The decline coincided with a leadership change. Cheng Yanjun, a 30-year industry veteran and the first China-born CEO of Budweiser APAC, took the helm in 2025 after Yang Ke’s seven-year tenure. Cheng’s initial year has been marked by attempts to arrest the slide: a tactical pivot into the faster-growing 8–10 yuan retail price band, investments in non-on-premise channels and plans to launch new products such as Harbin 1900 in early 2026.
But the challenge is structural. China’s beer market has moved from on-premise, immediate-consumption channels (restaurants, bars and night venues) toward at-home and instant retail channels. Euromonitor-style data cited by market analysts show non-immediate channels accounted for roughly 52% of sales in 2024, overtaking on-premise. Budweiser APAC’s exposure remained skewed to immediate-consumption outlets, leaving it with a roughly 50% non-on-premise mix versus an industry average near 60% and creating a material competitive gap in distribution and shopper reach.
Local rivals have seized the initiative. China Resources (CR) Beer, Tsingtao and Yanjing have aggressively expanded instant-retail partnerships with platforms such as Meituan Flash, JD and Hema, while pushing their premium and mid-price portfolios upward. CR’s acquisition of Heineken’s China business has further sharpened competition; the combined “CR+Heineken” portfolio delivered double-digit mid- to high-end growth in the first half of 2025 and helped CR overtake Budweiser APAC as China’s top beer-revenue business in H1.
Product positioning has compounded the problem. Budweiser historically leaned into a high-end, international image, leaving it exposed as domestic brands moved upmarket and value-conscious consumers opted for better price-to-quality options in the 8–10 yuan segment — precisely the band growing fastest. Offline retail monitoring shows Budweiser’s share in traditional bricks-and-mortar channels has slid from around 20% in 2023 to roughly 15% by 2025, evidence of market share erosion at the shelf level.
The new management’s remedy is pragmatic but costly. Cheng has prioritized rebuilding the product ladder and widening distribution: boosting investment in mid-priced SKUs such as zero-sugar Harbin ice variants, accelerating non-on-premise sales teams, recruiting distributors, and stepping up instant-retail engagement. Those moves are strategically sensible but will pressure margins in the near term and require careful execution against entrenched competitors that already have scale in those channels.

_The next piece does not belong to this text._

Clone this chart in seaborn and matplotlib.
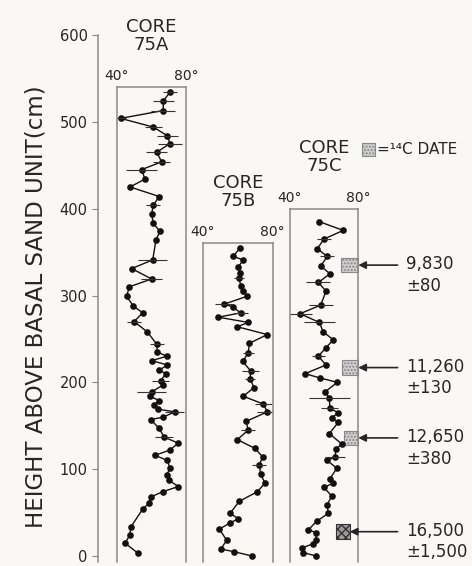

The Budweiser APAC case illuminates a broader trend for foreign consumer players in China: mature categories are being reshaped by shifting consumption patterns, platform-driven retail models and the rapid upscaling of domestic incumbents. For multinational brewers, the implication is clear — brand prestige alone no longer guarantees shelf space or growth; success demands rapid channel adaptation, sharper local product portfolios and deeper platform partnerships.
Whether Budweiser APAC can reverse the decline depends on execution speed and patience. Cheng has moved the company away from a pure high-end playbook, but the firm faces an eight-quarter run of year-on-year declines, while competitors continue to fortify instant-retail and mid-price positions. 2026 will be a critical year: gains in non-on-premise coverage and traction in the 8–10 yuan segment would validate the turnaround thesis, but failure to secure those channels could leave Budweiser squeezed between stronger domestic brands and margin compression from aggressive price competition.